We suggest that you use a permissive license that accommodates the other most commonly used licenses in the scientific Python ecosystem (MIT and BSD-3). If you are unsure, use MIT given it’s the generally recommended license on choosealicense.com.

For more information on licenses, you can refer to the pyOpenSci license guide.

Let’s add a license to the package by following the steps from Github.

Once you’ve added a license to your package via the Github interface, go ahead and pull those changes to your local repository.

You should now have a LICENSE file in the root of your package directory.

eggsample_repo
├── .gitignore
├── LICENSE
├── README.md
├── pyproject.toml
├── src
│   └── eggsample
│       ├── __init__.py
│       ├── command_line_interface.py
│       └── eggsellent_cook.py
└── tests
    └── test_command_line_interface.py

Simply adding this file to your repository is not enough. We need to also specify the license in the package metadata, so that the package build backend knows to include this as part of the package distribution.

Add the following to the [project] table in the pyproject.toml file:

File: pyproject.toml

license = { file = "LICENSE" }

This is an inline table that specifies the license file for the package.

Step 5: Infrastructure#

At this point, you have a basic community package that is ready to be shared with the world. There are instruction on how to install the package, how to use it, and how to test it. However, there is no way to automate any of it.

Wouldn’t it be nice if you could automate the installation, testing, and deployment of your package?

This is where infrastructure comes in. There are many free services that can help you to automate these tasks. In this tutorial, we will not be covering the details of setting up every single infrastructures for your package, but we’d like to introduce you to some of the services that you can use, and feel free to explore them on your own.

The free services available to you when you’re building an open source package are:

  • Github Actions: This service integrates with your Github repository. It allows you to automate, customize, and execute different software development workflows directly in your repository.

  • ReadTheDocs: This service enables you to build, host, and share documentation for your package.

  • pre-commit.ci: We don’t cover pre-commit framework in this tutorial. However, pre-commit is a framework for creating and running “git hook scripts”. Think of this like the pytest framework, but for code quality checks, before you push your code for a human review.

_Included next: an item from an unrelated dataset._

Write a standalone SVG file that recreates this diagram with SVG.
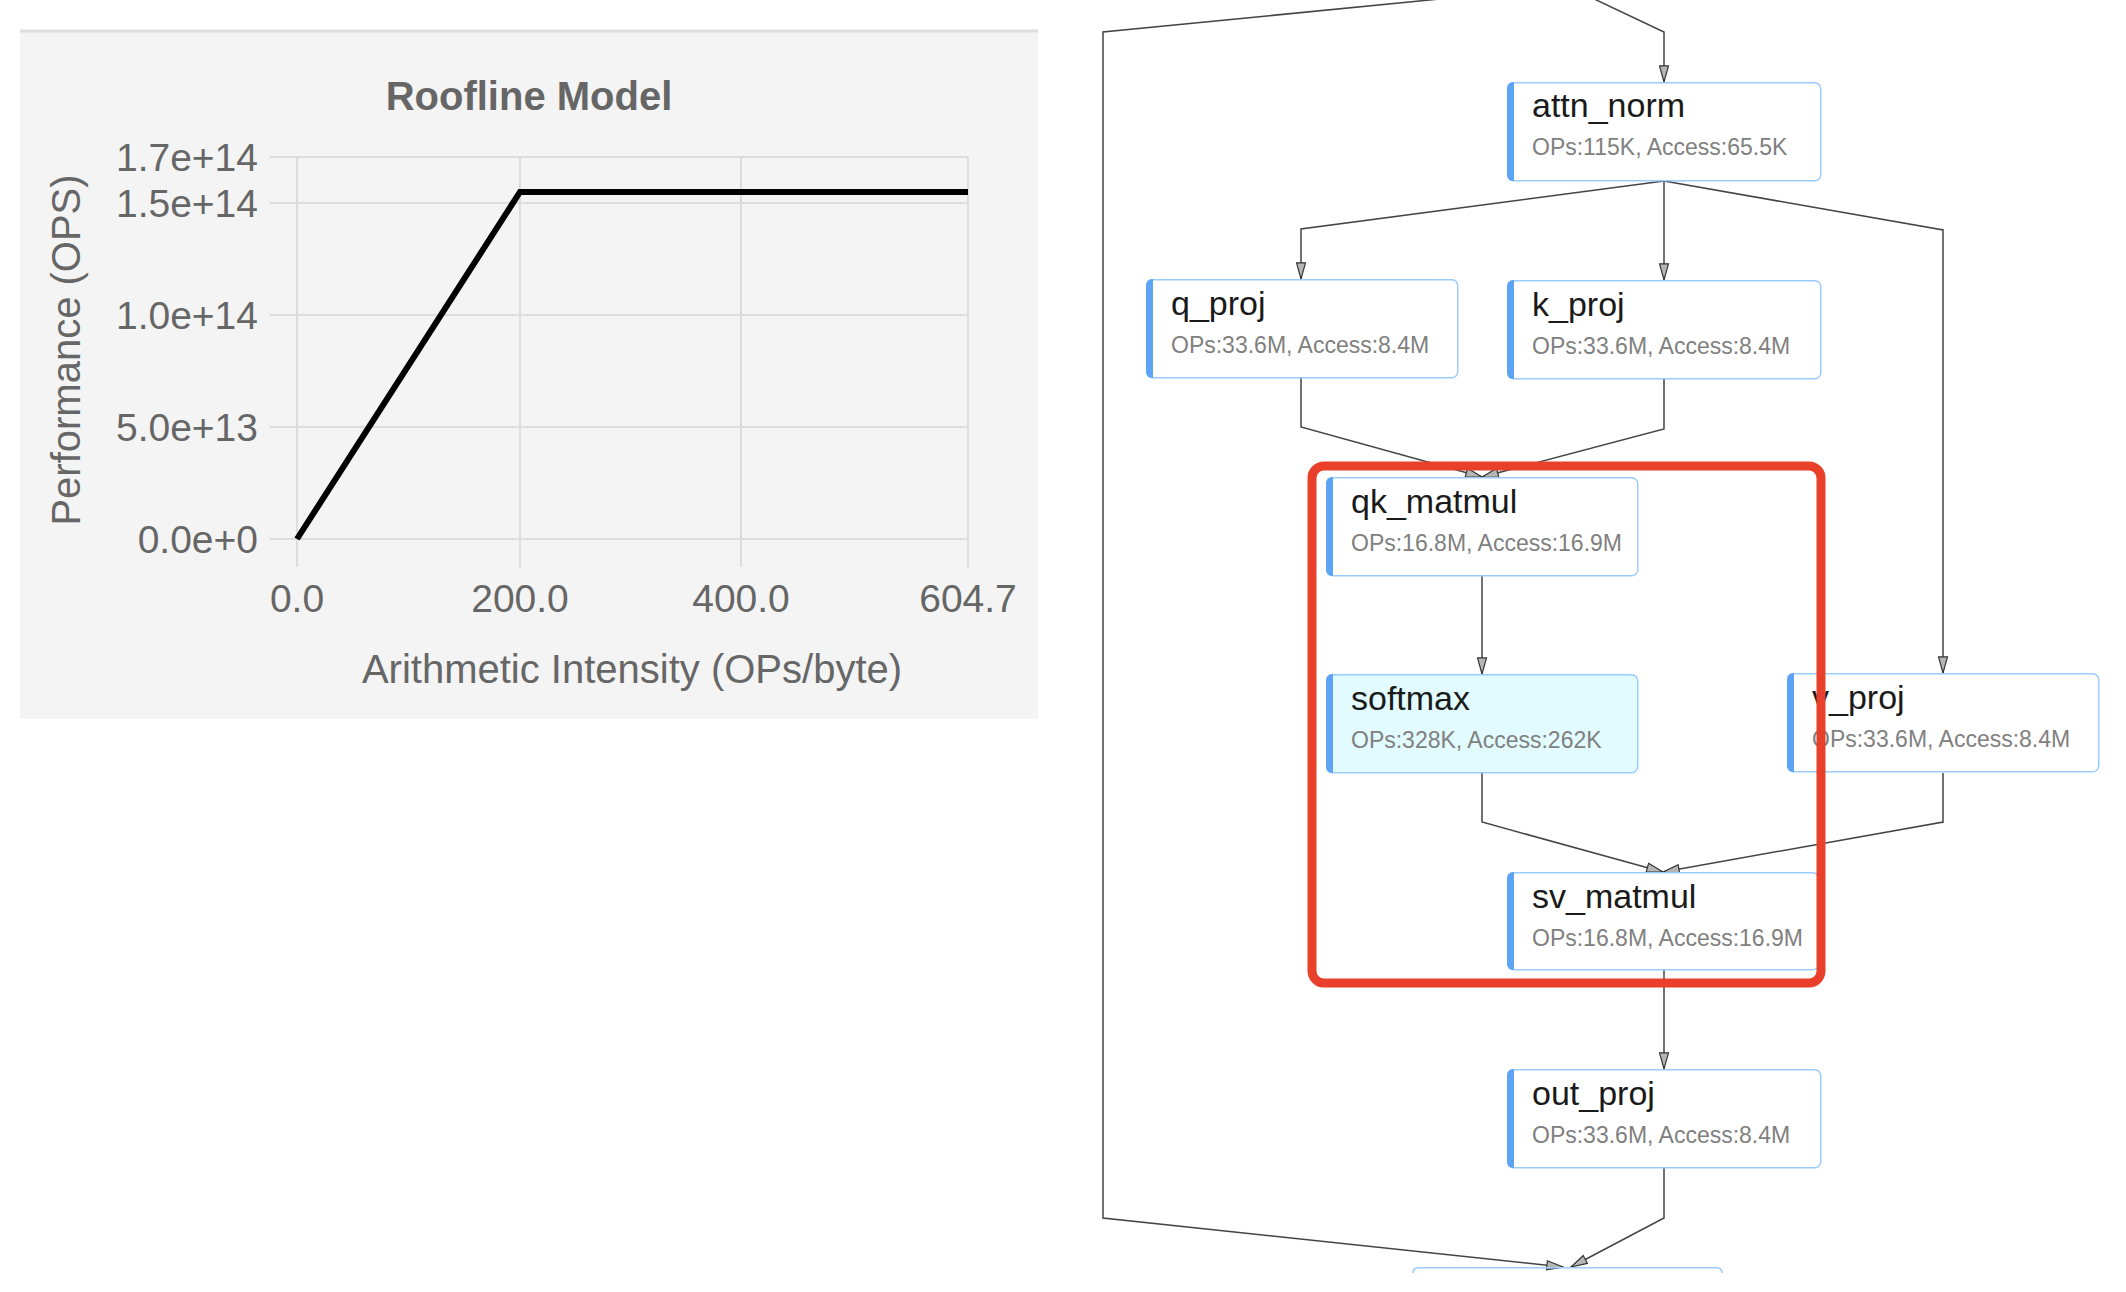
<svg xmlns="http://www.w3.org/2000/svg" width="2126" height="1292" viewBox="0 0 2126 1292">
<style>
.grid{stroke:#dcdcdc;stroke-width:2;fill:none}
.tick{font-family:"Liberation Sans",Arial,sans-serif;font-size:39px;fill:#666}
.axt{font-family:"Liberation Sans",Arial,sans-serif;font-size:40px;fill:#666}
.ttl{font-family:"Liberation Sans",Arial,sans-serif;font-size:40px;font-weight:bold;fill:#666}
.edge{fill:none;stroke:#444;stroke-width:1.5}
.box{fill:#fff;stroke:#9ccbff;stroke-width:1.5}
.box.hl{fill:#e1fbff}
.bar{fill:#5ea4f5}
.nt{font-family:"Liberation Sans",Arial,sans-serif;font-size:34px;fill:#1a1a1a}
.ns{font-family:"Liberation Sans",Arial,sans-serif;font-size:23px;fill:#808080}
</style>
<defs>
<marker id="arr" viewBox="0 0 20 12" refX="19" refY="6" markerWidth="18" markerHeight="11" markerUnits="userSpaceOnUse" orient="auto">
<path d="M1,1 L19,6 L1,11 Z" fill="#b5b5b5" stroke="#333" stroke-width="1.3"/>
</marker>
</defs>
<rect width="2126" height="1292" fill="#fff"/>

<g id="chart">
<rect x="20" y="31" width="1018" height="688" fill="#f4f4f4"/>
<line x1="20" y1="31" x2="1038" y2="31" stroke="#dedede" stroke-width="3"/>
<text class="ttl" x="529" y="110" text-anchor="middle">Roofline Model</text>
<g class="grid">
<line x1="270" y1="157" x2="968" y2="157"/>
<line x1="270" y1="203" x2="968" y2="203"/>
<line x1="270" y1="315" x2="968" y2="315"/>
<line x1="270" y1="427" x2="968" y2="427"/>
<line x1="270" y1="539" x2="968" y2="539"/>
<line x1="297" y1="157" x2="297" y2="567"/>
<line x1="520" y1="157" x2="520" y2="567"/>
<line x1="741" y1="157" x2="741" y2="567"/>
<line x1="968" y1="157" x2="968" y2="567"/>
</g>
<g class="tick" text-anchor="end">
<text x="258" y="171">1.7e+14</text>
<text x="258" y="217">1.5e+14</text>
<text x="258" y="329">1.0e+14</text>
<text x="258" y="441">5.0e+13</text>
<text x="258" y="553">0.0e+0</text>
</g>
<g class="tick" text-anchor="middle">
<text x="297" y="612">0.0</text>
<text x="520" y="612">200.0</text>
<text x="741" y="612">400.0</text>
<text x="968" y="612">604.7</text>
</g>
<text class="axt" x="632" y="683" text-anchor="middle">Arithmetic Intensity (OPs/byte)</text>
<text class="axt" transform="translate(80,350) rotate(-90)" text-anchor="middle">Performance (OPS)</text>
<path d="M297,539 L520,192 L968,192" fill="none" stroke="#000" stroke-width="6" stroke-linejoin="miter"/>
</g>

<g id="connectors">
<path class="edge" marker-end="url(#arr)" d="M1460,-3 L1103,32 L1103,1218 L1563,1267"/>
<path class="edge" marker-end="url(#arr)" d="M1590,-3 L1664,32 L1664,82"/>
<path class="edge" marker-end="url(#arr)" d="M1664,181 L1301,229 L1301,279"/>
<path class="edge" marker-end="url(#arr)" d="M1664,181 L1664,280"/>
<path class="edge" marker-end="url(#arr)" d="M1664,181 L1943,230 L1943,673"/>
<path class="edge" marker-end="url(#arr)" d="M1301,378 L1301,427 L1482,477"/>
<path class="edge" marker-end="url(#arr)" d="M1664,379 L1664,429 L1482,477"/>
<path class="edge" marker-end="url(#arr)" d="M1482,576 L1482,674"/>
<path class="edge" marker-end="url(#arr)" d="M1482,773 L1482,822 L1663,872"/>
<path class="edge" marker-end="url(#arr)" d="M1943,773 L1943,822 L1663,872"/>
<path class="edge" marker-end="url(#arr)" d="M1664,970 L1664,1069"/>
<path class="edge" marker-end="url(#arr)" d="M1664,1168 L1664,1218 L1571,1267"/>
</g>

<g id="attn_norm" transform="translate(1507,82)">
<rect class="box" x="0.75" y="0.75" width="313" height="98" rx="6"/>
<path class="bar" d="M7,0 H6 A6,6 0 0 0 0,6 V93 A6,6 0 0 0 6,99 H7 Z"/>
<text class="nt" x="25" y="35">attn_norm</text>
<text class="ns" x="25" y="73">OPs:115K, Access:65.5K</text>
</g>
<g id="q_proj" transform="translate(1146,279)">
<rect class="box" x="0.75" y="0.75" width="311" height="98" rx="6"/>
<path class="bar" d="M7,0 H6 A6,6 0 0 0 0,6 V93 A6,6 0 0 0 6,99 H7 Z"/>
<text class="nt" x="25" y="36">q_proj</text>
<text class="ns" x="25" y="74">OPs:33.6M, Access:8.4M</text>
</g>
<g id="k_proj" transform="translate(1507,280)">
<rect class="box" x="0.75" y="0.75" width="313" height="98" rx="6"/>
<path class="bar" d="M7,0 H6 A6,6 0 0 0 0,6 V93 A6,6 0 0 0 6,99 H7 Z"/>
<text class="nt" x="25" y="36">k_proj</text>
<text class="ns" x="25" y="74">OPs:33.6M, Access:8.4M</text>
</g>
<g id="qk_matmul" transform="translate(1326,477)">
<rect class="box" x="0.75" y="0.75" width="311" height="98" rx="6"/>
<path class="bar" d="M7,0 H6 A6,6 0 0 0 0,6 V93 A6,6 0 0 0 6,99 H7 Z"/>
<text class="nt" x="25" y="36">qk_matmul</text>
<text class="ns" x="25" y="74">OPs:16.8M, Access:16.9M</text>
</g>
<g id="softmax" transform="translate(1326,674)">
<rect class="box hl" x="0.75" y="0.75" width="311" height="98" rx="6"/>
<path class="bar" d="M7,0 H6 A6,6 0 0 0 0,6 V93 A6,6 0 0 0 6,99 H7 Z"/>
<text class="nt" x="25" y="36">softmax</text>
<text class="ns" x="25" y="74">OPs:328K, Access:262K</text>
</g>
<g id="v_proj" transform="translate(1787,673)">
<rect class="box" x="0.75" y="0.75" width="311" height="98" rx="6"/>
<path class="bar" d="M7,0 H6 A6,6 0 0 0 0,6 V93 A6,6 0 0 0 6,99 H7 Z"/>
<text class="nt" x="25" y="36">v_proj</text>
<text class="ns" x="25" y="74">OPs:33.6M, Access:8.4M</text>
</g>
<g id="sv_matmul" transform="translate(1507,872)">
<rect class="box" x="0.75" y="0.75" width="311" height="97" rx="6"/>
<path class="bar" d="M7,0 H6 A6,6 0 0 0 0,6 V92 A6,6 0 0 0 6,98 H7 Z"/>
<text class="nt" x="25" y="36">sv_matmul</text>
<text class="ns" x="25" y="74">OPs:16.8M, Access:16.9M</text>
</g>
<g id="out_proj" transform="translate(1507,1069)">
<rect class="box" x="0.75" y="0.75" width="313" height="98" rx="6"/>
<path class="bar" d="M7,0 H6 A6,6 0 0 0 0,6 V93 A6,6 0 0 0 6,99 H7 Z"/>
<text class="nt" x="25" y="36">out_proj</text>
<text class="ns" x="25" y="74">OPs:33.6M, Access:8.4M</text>
</g>
<g id="next_node">
<path d="M1413,1273 Q1413,1267.75 1419,1267.75 H1716 Q1722,1267.75 1722,1273" fill="none" stroke="#9ccbff" stroke-width="1.5"/>
</g>

<g id="highlight">
<rect x="1312" y="466" width="509" height="517" rx="12" fill="none" stroke="#e8402a" stroke-width="9"/>
</g>
</svg>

  • PyPI: The Python Package Index (PyPI) is a repository of software for the Python programming language. They provide services that allow you to upload your package to their repository, so that others can install it using pip. For development, you can use TestPyPI, which is a separate instance of PyPI that allows you to test your package before uploading it to the main PyPI repository.

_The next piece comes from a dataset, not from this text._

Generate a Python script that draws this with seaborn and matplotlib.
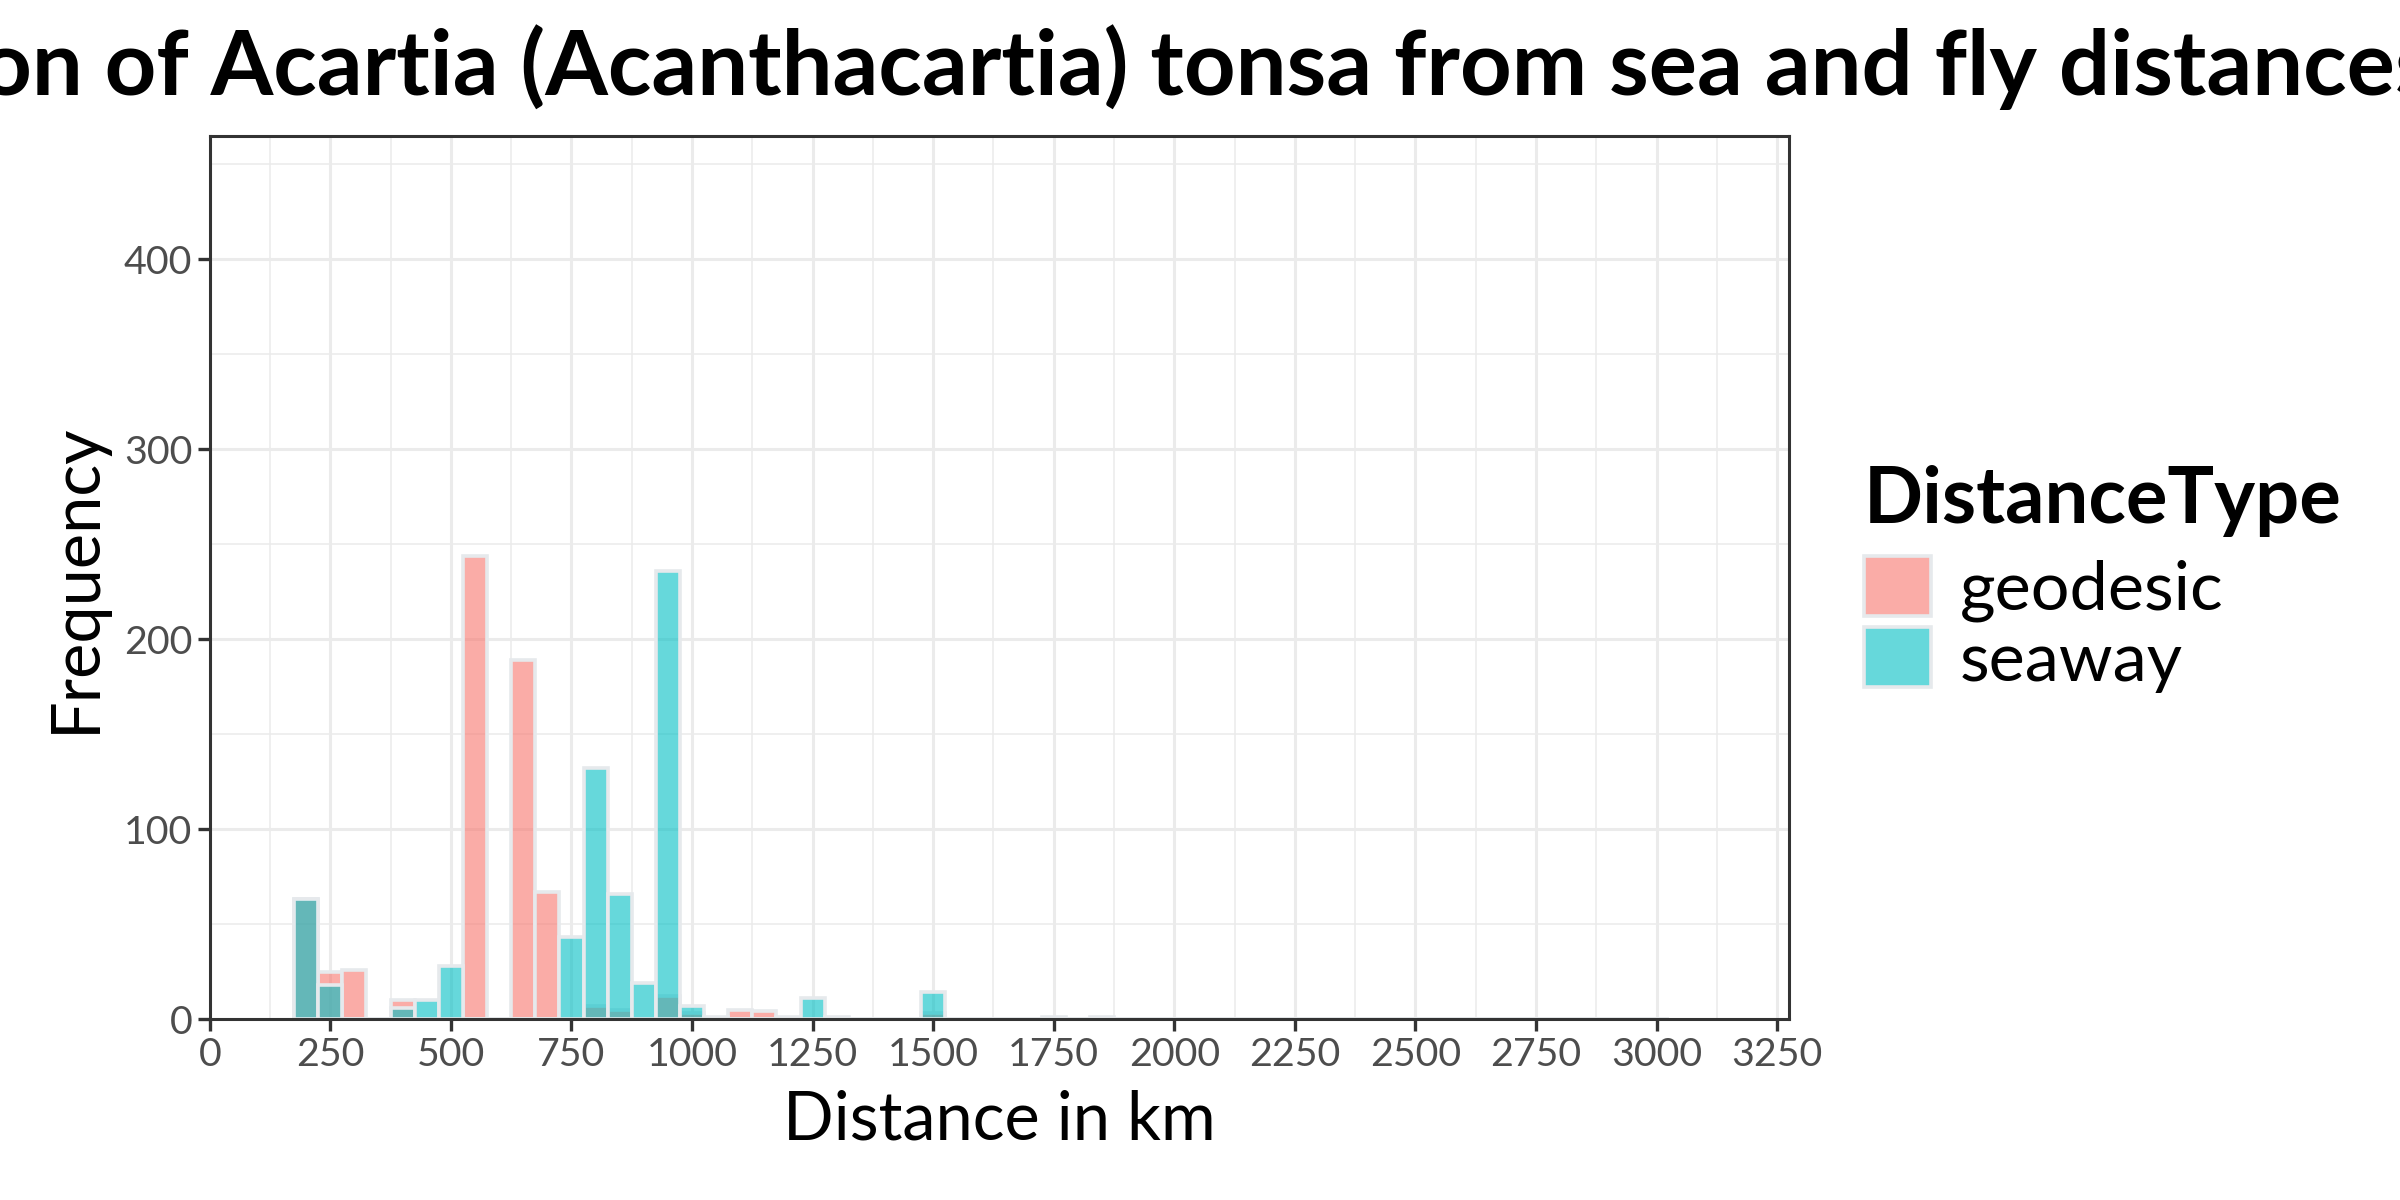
import matplotlib
matplotlib.use("Agg")
import matplotlib.pyplot as plt
import numpy as np
import pandas as pd
import seaborn as sns
from matplotlib.patches import Patch

# histogram counts (bin width 50 km, labelled by bin centre)
BIN_CENTRES = [200, 250, 300, 350, 400, 450, 500, 550, 600, 650, 700, 750, 800, 850, 900, 950,
               1000, 1050, 1100, 1150, 1200, 1250, 1300, 1350, 1400, 1450, 1500, 1550, 1600, 1650,
               1700, 1750, 1800, 1850]
GEODESIC = [63, 25, 26, 0, 10, 0, 0, 244, 0, 189, 67, 0, 7, 5, 0, 12,
            3, 0, 5, 4, 0, 0, 0, 0, 0, 0, 3, 0, 0, 0,
            0, 0, 0, 0]
SEAWAY = [63, 18, 0, 0, 6, 10, 28, 0, 0, 0, 0, 43, 132, 66, 19, 236,
          7, 1, 0, 0, 1, 11, 1, 0, 0, 0, 14, 0, 0, 0,
          0, 1, 0, 1]
TYPES = ["geodesic", "seaway"]
COLORS = {"geodesic": "#F8766D", "seaway": "#00BFC4"}
X_BREAKS = list(range(0, 3251, 250))
Y_BREAKS = [0, 100, 200, 300, 400]

TITLE = "Distribution of Acartia (Acanthacartia) tonsa from sea and fly distances"
EDGE = "#E6E9EC"
ALPHA = 0.6


def main() -> None:
    sns.set_theme(style="white")
    plt.rcParams["font.family"] = ["Lato", "DejaVu Sans"]
    plt.rcParams["text.color"] = "black"
    plt.rcParams["axes.labelcolor"] = "black"

    df = pd.DataFrame({
        "centre": BIN_CENTRES * 2,
        "count": GEODESIC + SEAWAY,
        "DistanceType": [TYPES[0]] * len(BIN_CENTRES) + [TYPES[1]] * len(BIN_CENTRES),
    })
    edges = [float(e) for e in np.arange(175, 3025 + 1, 50)]

    fig = plt.figure(figsize=(12, 6), dpi=200)
    ax = fig.add_axes([0.0874, 0.1508, 0.6581, 0.7359])

    for t in TYPES:
        sub = df[df["DistanceType"] == t]
        sns.histplot(data=sub, x="centre", weights="count", bins=edges, color=COLORS[t],
                     element="bars", ax=ax, legend=False, zorder=3)
    for p in ax.patches:
        fc = p.get_facecolor()
        p.set_alpha(None)
        p.set_facecolor((*fc[:3], ALPHA))
        p.set_edgecolor(EDGE)
        p.set_linewidth(1.3)

    ax.set_xlim(0, 3275)
    ax.set_ylim(0, 465)
    ax.set_xticks(X_BREAKS)
    ax.set_xticks(np.arange(125, 3275, 250), minor=True)
    ax.set_yticks(Y_BREAKS)
    ax.set_yticks([50, 150, 250, 350, 450], minor=True)
    ax.grid(True, which="major", color="#EBEBEB", linewidth=1.1)
    ax.grid(True, which="minor", color="#EBEBEB", linewidth=0.55)
    ax.set_axisbelow(True)
    for spine in ax.spines.values():
        spine.set_color("#333333")
        spine.set_linewidth(1.1)
        spine.set_zorder(5)
    ax.tick_params(which="major", direction="out", length=4.3, width=1.2, color="#333333",
                   labelsize=14.2, labelcolor="#4D4D4D", pad=2, bottom=True, left=True)
    ax.tick_params(which="minor", length=0)

    ax.set_xlabel("Distance in km", fontsize=24, labelpad=6)
    ax.set_ylabel("Frequency", fontsize=24, labelpad=6)
    fig.text(0.424, 0.921, TITLE, fontsize=32.5, fontweight="bold", ha="center", va="baseline")

    # legend: title drawn as its own text so the gap above the keys can match
    fig.text(0.7767, 0.564, "DistanceType", fontsize=28, fontweight="bold",
             ha="left", va="baseline")
    handles = [Patch(facecolor=(*matplotlib.colors.to_rgb(COLORS[t]), ALPHA), edgecolor=EDGE,
                     linewidth=1.3, label=t) for t in TYPES]
    fig.legend(handles=handles, loc="upper left", bbox_to_anchor=(0.7767, 0.537),
               frameon=False, fontsize=24.6, handlelength=0.98, handleheight=0.98,
               labelspacing=0.08, handletextpad=0.42, borderaxespad=0, borderpad=0)

    fig.savefig("out.png", dpi=200, facecolor="white")
    plt.close(fig)


if __name__ == "__main__":
    main()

  • Zenodo: Zenodo is a general-purpose open-access repository. This service allows you to archive your code and other research outputs. When you publish a new version of your package, you can create a new Digital Object Identifier (DOI) for that version. This way you can easily cite your package in your research papers.

These services are free for open source projects and are widely used in the scientific Python community. There are many more services available to you, but at the minimum the above services will help you automate the most common tasks for your package.

Setting up CI with Github Actions#

In this section, we will show you how to setup a simple Continuous Integration (CI) pipeline for our eggsample package using Github Actions. This is a practice where you automate running the testing of your code every time you push a new commit to your repository.

Let’s get started!

To setup Github Actions, you need to create a .github/workflows/ directory in the root of your package directory. Then create a ci.yml file in the .github/workflows/ directory and add the following content:

File: ci.yml

name: CI

on:
  push:
    branches:
      - main
  pull_request:
    branches:
      - main

jobs:
  test:
    name: Package tests
    runs-on: ubuntu-latest
    steps:
    - name: Checkout repository
      uses: actions/checkout@v2
    - name: Set up Python
      uses: actions/setup-python@v2
      with:
        python-version: '3.11'
    - name: Install test dependencies
      run: |
        pip install -e ".[test]"
    - name: Run tests
      run: |
        pytest -vvv

The above file is a Github Actions workflow file. It’s a YAML file that defines the configuration for a software development workflow. Let’s break down the file:

  1. name: This is the name of the workflow. In this case, it’s called CI for Continuous Integration. It’s a good practice to name your workflows so that you can easily identify them in the Github Actions dashboard.

  2. on: This is the event that triggers the workflow. There are many different events that can trigger a workflow. For now we are just focusing on a push and pull_request event on the main branch.

    What does this mean?

    When you push a new commit to the main branch, the workflow will run and when you create a pull request to the main branch, the workflow will also run.

  3. jobs: This is the list of jobs that the workflow will run. Remember the install and test steps we did earlier? We are going to automate those steps here.

    • test: This is the name of the job.

    • runs-on: This is the operating system that the job will run on, called GitHub Runners. In this case, it’s ubuntu-latest, GitHub has many runners to choose from.

    • steps: This is the list of steps that the job will run. Each step is a separate task that the job will run.

      • Checkout repository: This step checks out the repository code.

      • Set up Python: This step sets up Python on the runner machine.

      • Install test dependencies: This step installs the test dependencies for the package.

      • Run tests: This step runs the tests for the package.

When you’re ready, commit and push the changes to your repository and see the magic happen. After pushing your changes, you should see a little circle next to your latest commit that points you to the Github Actions dashboard.

Summary#

In this lesson, we’ve learned how to create a community package from a simple example. We’ve added a small README.md file, test module, a license, and automated the testing of the package using Github Actions.

We’ve also introduced you to the concept of infrastructure and the services that are available to you when you’re building an open source package. You now have the tools and knowledge to really take your package to the next level and share it with the world.

For the rest of the tutorial, go ahead and try to package your own project.